• _WHAT TO DO_: Strip the pictures and reproduce the rest of the listing exactly.

# # # # #

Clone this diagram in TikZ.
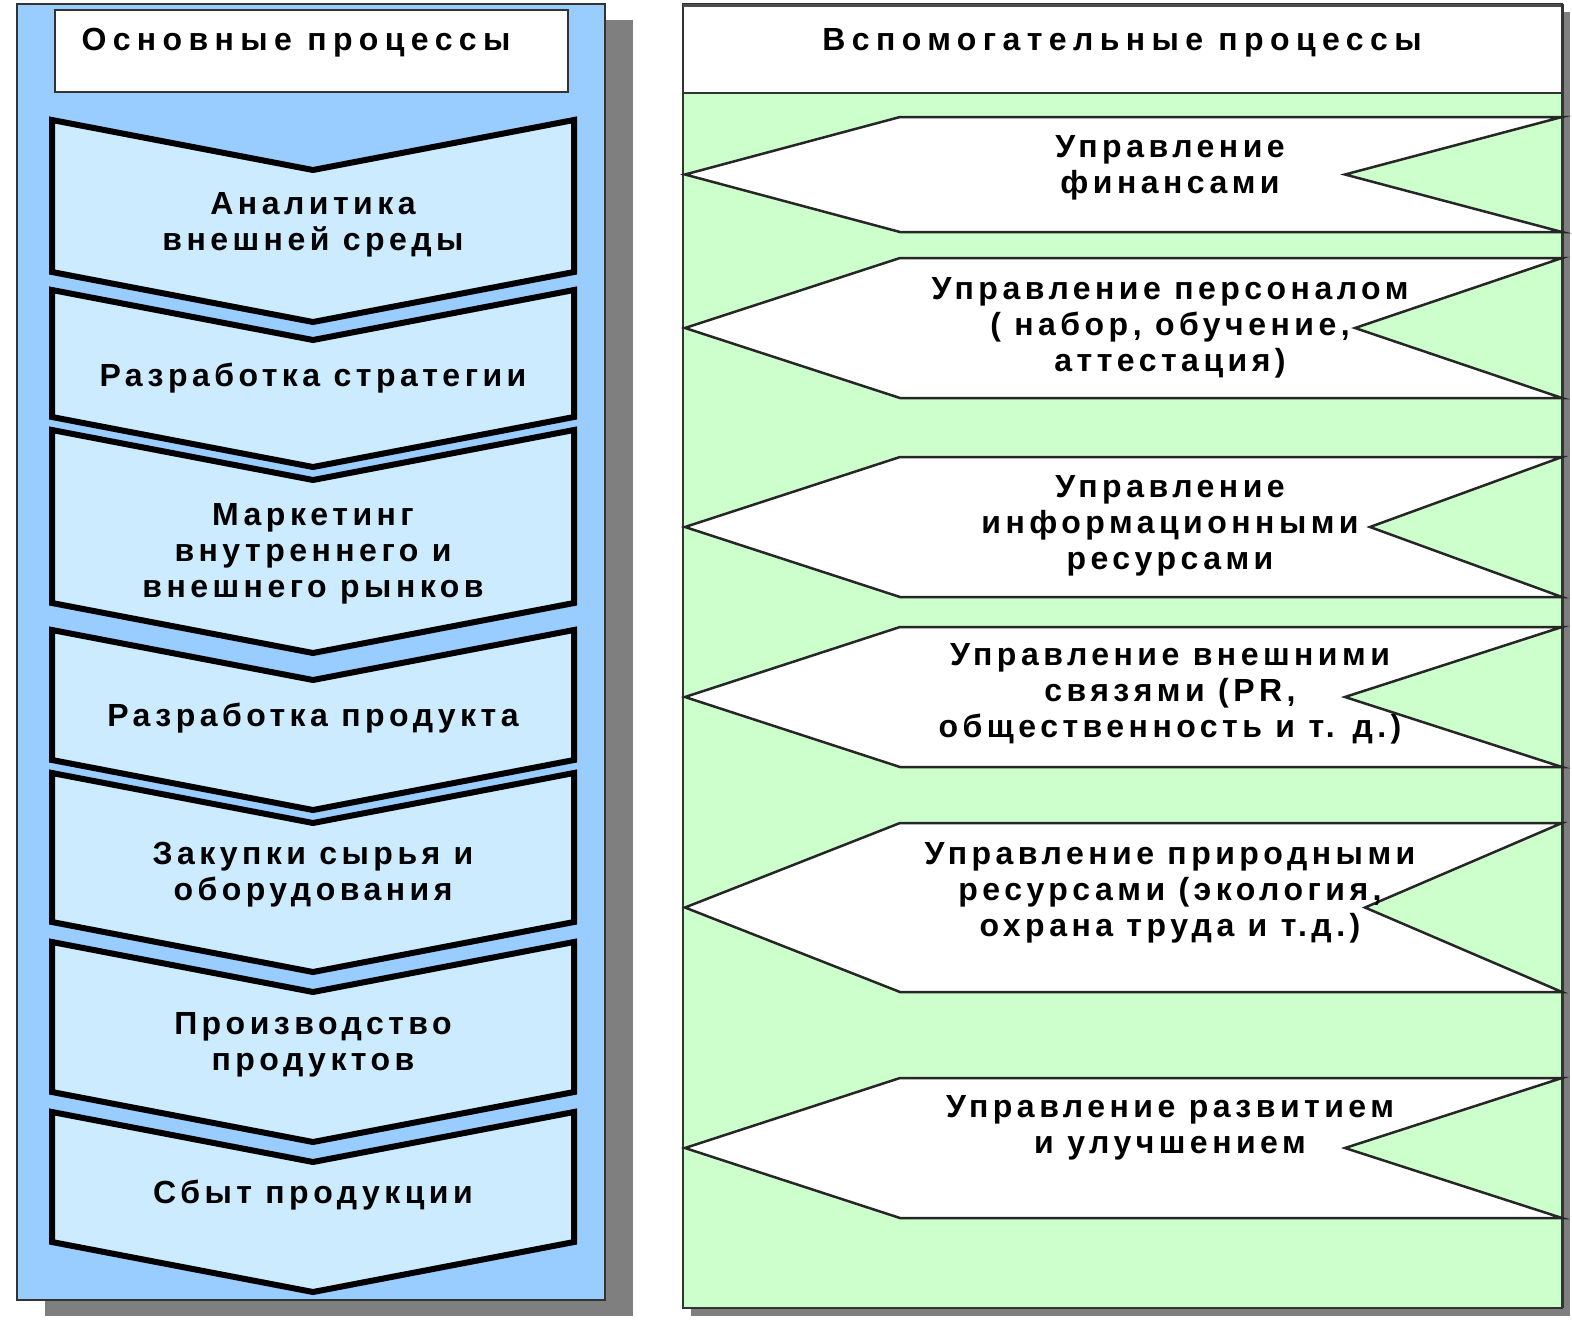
\documentclass[tikz,border=0pt]{standalone}
\usepackage{fontspec}
\newfontfamily\lblfont[LetterSpace=14]{Liberation Sans}
\newfontfamily\hdrfont[LetterSpace=20]{Liberation Sans}
\definecolor{panelblue}{HTML}{99CCFF}
\definecolor{chevblue}{HTML}{CCEBFF}
\definecolor{panelgreen}{HTML}{CCFFCC}
\definecolor{shadowgray}{HTML}{7F7F7F}
\tikzset{
  lbl/.style={font={\lblfont\bfseries\fontsize{32}{36}\selectfont}, align=center, text=black, inner sep=0pt},
  hdr/.style={font={\hdrfont\bfseries\fontsize{32}{36}\selectfont}, align=center, text=black, inner sep=0pt},
  chev/.style={fill=chevblue, draw=black, line width=6pt, line join=miter},
  supp/.style={fill=white, draw=black!85, line width=2.5pt, line join=miter},
}
\begin{document}
\begin{tikzpicture}[x=1pt,y=-1pt]
\useasboundingbox (0,0) rectangle (1572,1320);
\fill[white] (0,0) rectangle (1572,1320);
% ---------- left panel ----------
\fill[shadowgray] (45,20) rectangle (633,1316);
\draw[fill=panelblue, draw=black!80, line width=1.5pt] (17,4) rectangle (605,1300);
\draw[fill=white, draw=black!80, line width=1.5pt] (55,10) rectangle (568,92);
\node[hdr] (lhead) at (296,43) {Основные процессы};
% chevrons: top y, bottom-side y
\foreach \t/\b in {120/272, 290/417, 430/603, 630/760, 773/922, 942/1092, 1112/1242}{
  \draw[chev] (52,\t) -- (313,\t+50) -- (574,\t) -- (574,\b) -- (313,\b+50) -- (52,\b) -- cycle;
}
\node[lbl] (c1) at (313,225) {Аналитика\\внешней среды};
\node[lbl] (c2) at (313,378) {Разработка стратегии};
\node[lbl] (c3) at (313,554) {Маркетинг\\внутреннего и\\внешнего рынков};
\node[lbl] (c4) at (313,718) {Разработка продукта};
\node[lbl] (c5) at (313,875) {Закупки сырья и\\оборудования};
\node[lbl] (c6) at (313,1045) {Производство\\продуктов};
\node[lbl] (c7) at (313,1195) {Сбыт продукции};
% ---------- right panel ----------
\fill[shadowgray] (691,12) rectangle (1570,1316);
\fill[panelgreen] (683,93) rectangle (1562,1308);
\fill[white] (683,4) rectangle (1562,93);
\draw[black!80, line width=1.5pt] (683,93) -- (1562,93);
\draw[black!80, line width=1.5pt] (683,4) rectangle (1562,1308);
\draw[black!70, line width=3pt] (683,5) -- (1562,5);
\draw[black!80, line width=3pt] (1562,4) -- (1562,1308);
\node[hdr] (rhead) at (1122,43) {Вспомогательные процессы};
% supporting shapes: top y, bottom y, notch x
\foreach \t/\b/\n in {117/232/1345, 258/398/1355, 457/597/1370, 627/767/1345, 823/992/1365, 1078/1218/1345}{
  \draw[supp] (685,{(\t+\b)/2}) -- (900,\t) -- (1562,\t) -- (\n,{(\t+\b)/2}) -- (1562,\b) -- (900,\b) -- cycle;
}
\node[lbl] (s1) at (1170,168) {Управление\\финансами};
\node[lbl] (s2) at (1170,328) {Управление персоналом\\( набор, обучение,\\аттестация)};
\node[lbl] (s3) at (1170,526) {Управление\\информационными\\ресурсами};
\node[lbl] (s4) at (1170,694) {Управление внешними\\связями (PR,\\общественность и т. д.)};
\node[lbl] (s5) at (1170,893) {Управление природными\\ресурсами (экология,\\охрана труда и т.д.)};
\node[lbl] (s6) at (1170,1128) {Управление развитием\\и улучшением};
\end{tikzpicture}
\end{document}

# # # # #

• _ANSWER_:
Clone this diagram in TikZ.
\documentclass[tikz,border=0pt]{standalone}
\usepackage{fontspec}
\newfontfamily\lblfont[LetterSpace=14]{Liberation Sans}
\newfontfamily\hdrfont[LetterSpace=20]{Liberation Sans}
\definecolor{panelblue}{HTML}{99CCFF}
\definecolor{chevblue}{HTML}{CCEBFF}
\definecolor{panelgreen}{HTML}{CCFFCC}
\definecolor{shadowgray}{HTML}{7F7F7F}
\tikzset{
  lbl/.style={font={\lblfont\bfseries\fontsize{32}{36}\selectfont}, align=center, text=black, inner sep=0pt},
  hdr/.style={font={\hdrfont\bfseries\fontsize{32}{36}\selectfont}, align=center, text=black, inner sep=0pt},
  chev/.style={fill=chevblue, draw=black, line width=6pt, line join=miter},
  supp/.style={fill=white, draw=black!85, line width=2.5pt, line join=miter},
}
\begin{document}
\begin{tikzpicture}[x=1pt,y=-1pt]
\useasboundingbox (0,0) rectangle (1572,1320);
\fill[white] (0,0) rectangle (1572,1320);
% ---------- left panel ----------
\fill[shadowgray] (45,20) rectangle (633,1316);
\draw[fill=panelblue, draw=black!80, line width=1.5pt] (17,4) rectangle (605,1300);
\draw[fill=white, draw=black!80, line width=1.5pt] (55,10) rectangle (568,92);
\node[hdr] (lhead) at (296,43) {Основные процессы};
% chevrons: top y, bottom-side y
\foreach \t/\b in {120/272, 290/417, 430/603, 630/760, 773/922, 942/1092, 1112/1242}{
  \draw[chev] (52,\t) -- (313,\t+50) -- (574,\t) -- (574,\b) -- (313,\b+50) -- (52,\b) -- cycle;
}
\node[lbl] (c1) at (313,225) {Аналитика\\внешней среды};
\node[lbl] (c2) at (313,378) {Разработка стратегии};
\node[lbl] (c3) at (313,554) {Маркетинг\\внутреннего и\\внешнего рынков};
\node[lbl] (c4) at (313,718) {Разработка продукта};
\node[lbl] (c5) at (313,875) {Закупки сырья и\\оборудования};
\node[lbl] (c6) at (313,1045) {Производство\\продуктов};
\node[lbl] (c7) at (313,1195) {Сбыт продукции};
% ---------- right panel ----------
\fill[shadowgray] (691,12) rectangle (1570,1316);
\fill[panelgreen] (683,93) rectangle (1562,1308);
\fill[white] (683,4) rectangle (1562,93);
\draw[black!80, line width=1.5pt] (683,93) -- (1562,93);
\draw[black!80, line width=1.5pt] (683,4) rectangle (1562,1308);
\draw[black!70, line width=3pt] (683,5) -- (1562,5);
\draw[black!80, line width=3pt] (1562,4) -- (1562,1308);
\node[hdr] (rhead) at (1122,43) {Вспомогательные процессы};
% supporting shapes: top y, bottom y, notch x
\foreach \t/\b/\n in {117/232/1345, 258/398/1355, 457/597/1370, 627/767/1345, 823/992/1365, 1078/1218/1345}{
  \draw[supp] (685,{(\t+\b)/2}) -- (900,\t) -- (1562,\t) -- (\n,{(\t+\b)/2}) -- (1562,\b) -- (900,\b) -- cycle;
}
\node[lbl] (s1) at (1170,168) {Управление\\финансами};
\node[lbl] (s2) at (1170,328) {Управление персоналом\\( набор, обучение,\\аттестация)};
\node[lbl] (s3) at (1170,526) {Управление\\информационными\\ресурсами};
\node[lbl] (s4) at (1170,694) {Управление внешними\\связями (PR,\\общественность и т. д.)};
\node[lbl] (s5) at (1170,893) {Управление природными\\ресурсами (экология,\\охрана труда и т.д.)};
\node[lbl] (s6) at (1170,1128) {Управление развитием\\и улучшением};
\end{tikzpicture}
\end{document}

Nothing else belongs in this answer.